Delfino é autor de uma ação civil pública com esse teor e acredita que a medida poderia dirimir parte significativa dos conflitos. Ele calcula que o montante necessário para indenizar fazendeiros hoje ocupando terras indígenas seria de R$ 1 bilhão — o total das terras reivindicadas pelas etnias indígenas é de cerca de 100 mil hectares. A alternativa apresentada por Delcídio recebeu o apoio do representante do Conselho Indigenista Missionário (Cimi), Cléber César Buzatto, e do senador Cristóvam Buarque (PDT-DF).
A presidente da Fundação Nacional do Índio (FUNAI), Marta Maria Azevedo, que participou da audiência, disse que a proposta precisa ser analisada pelo Governo Federal. Segundo ela, a chamada “judicialização” das demarcações (as ações judiciais movidas por fazendeiros contra o reconhecimento de terras indígenas ocupadas por eles) é o maior entrave à garantia dos direitos dos índios. E pior: nos últimos10 anos, nenhuma ação foi julgada, como relatou o procurador Delfino. O resultado disso é que, no mesmo período, apenas dois mil hectares de terras demarcadas foram efetivamente ocupados por comunidades indígenas.

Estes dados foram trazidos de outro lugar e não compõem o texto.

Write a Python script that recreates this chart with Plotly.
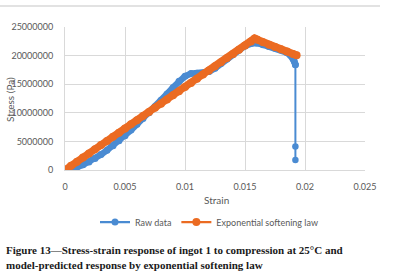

Atualmente, Constituição brasileira estabelece que o direito indígena sobre a terra precede toda e qualquer posse ou propriedade e que, em caso de identificação de uma área como indígena, apenas as benfeitorias serão indenizadas aos fazendeiros. Delcídio, porém, pondera que a possibilidade de indenização também para a terra nua, no caso de propriedades devidamente tituladas, poderia reduzir as inúmeras contestações das demarcações de Terras Indígenas levadas à Justiça.
Situação
No Mato Grosso do Sul — que tem a segunda maior população indígena do Brasil e onde está concentrada a maioria dos 40 mil integrantes da etnia Guarani-Kaiowá — a situação torna-se mais dramática pelos altos índices de violência. O estado é recordista nacional de assassinatos de índios. Foram 250, nos últimos oito anos, segundo o Cimi, além de 190 tentativas de assassinato, 176 suicídios e 49 atropelamentos.

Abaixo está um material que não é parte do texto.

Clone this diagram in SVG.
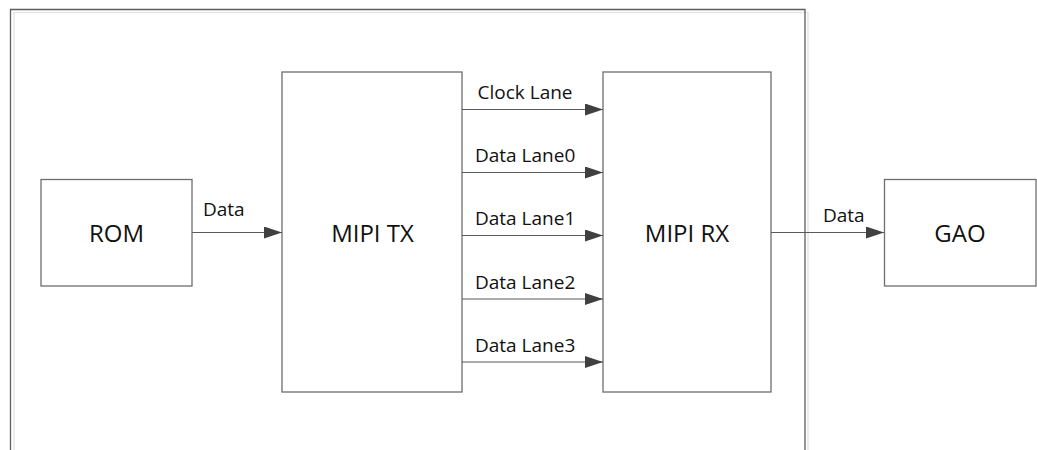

Acossados por pistoleiros e fazendeiros, vivendo em reservas cada vez menores e sem perspectivas, os Guarani-Kaiowá também registram elevados índices de suicídios — 863, desde 1986. Sem ter como plantar, os índios sofrem de desnutrição crônica: 90% deles dependem de cestas básicas distribuídas pelo governo para sobreviver e, mesmo com a ajuda, pelo menos 50 crianças morreram de má nutrição, desde 2005. Espoliados da terra para produzir ou caçar, muitos deles acabam trabalhando em condições subumanas nas lavouras de cana-de-açúcar para a indústria do metanol, justamente a atividade econômica que mais avança sobre as terras tradicionais. Jovens e até crianças são empregados como bóias frias, com forte impacto nas taxas de evasão escolar.

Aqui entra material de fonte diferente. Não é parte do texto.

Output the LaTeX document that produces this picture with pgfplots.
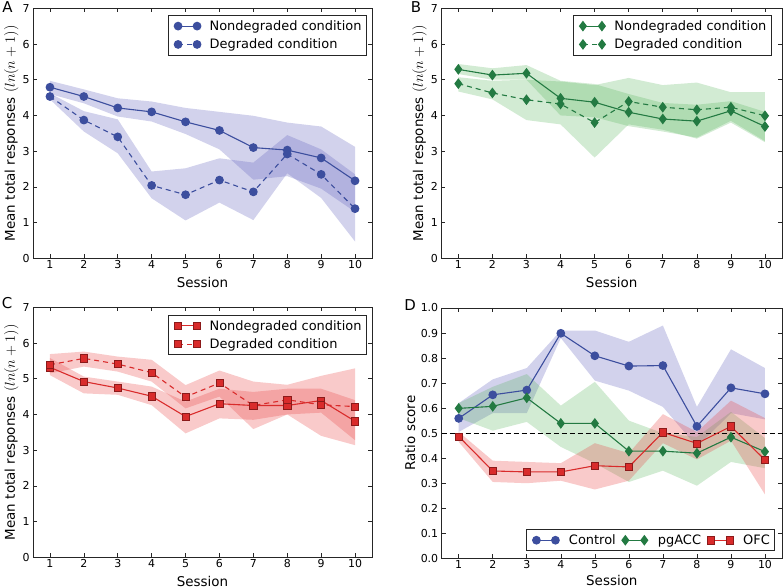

O senador Delcídio destaca que a animosidade contra os índios — fruto do desconhecimento da maioria da população não índia no estado — é tradicionalmente explorada e instrumentalizada politicamente pelas forças conservadoras, afirmação. O professor indígena Otoniel Guarani relatou durante a audiência que o governador do Mato Grosso do Sul, André Pulcinelli, chama os índios de “dinossauros”. “O que as pessoas precisam ter em mente é que os conflitos também prejudicam o desenvolvimento do estado, não apenas a qualidade de vida das etnias”, lamentou Delcídio. “O conflito fundiário afasta investimentos”.
“A realidade dos Guarani Kaiowá é seguramente a maior tragédia envolvendo uma etnia indígena em nosso País”, afirmou a presidente da Funai. Ela apelou aos parlamentares presentes à audiência para a necessidade de o Congresso acompanhar mais de perto a situação e defendeu uma ampla articulação de órgãos públicos e da sociedade civil. “A FUNAI sozinha não dá conta”, afirmou Marta.
Na última terça-feira (30/10), por iniciativa da Advocacia Geral da União (AGU), foi cassada a liminar que garantia a reintegração de posse ao fazendeiros locais, que hoje estão nas terras dos Guarani, apesar das áreas já terem sido demarcadas por um decreto do ex-presidente Lula.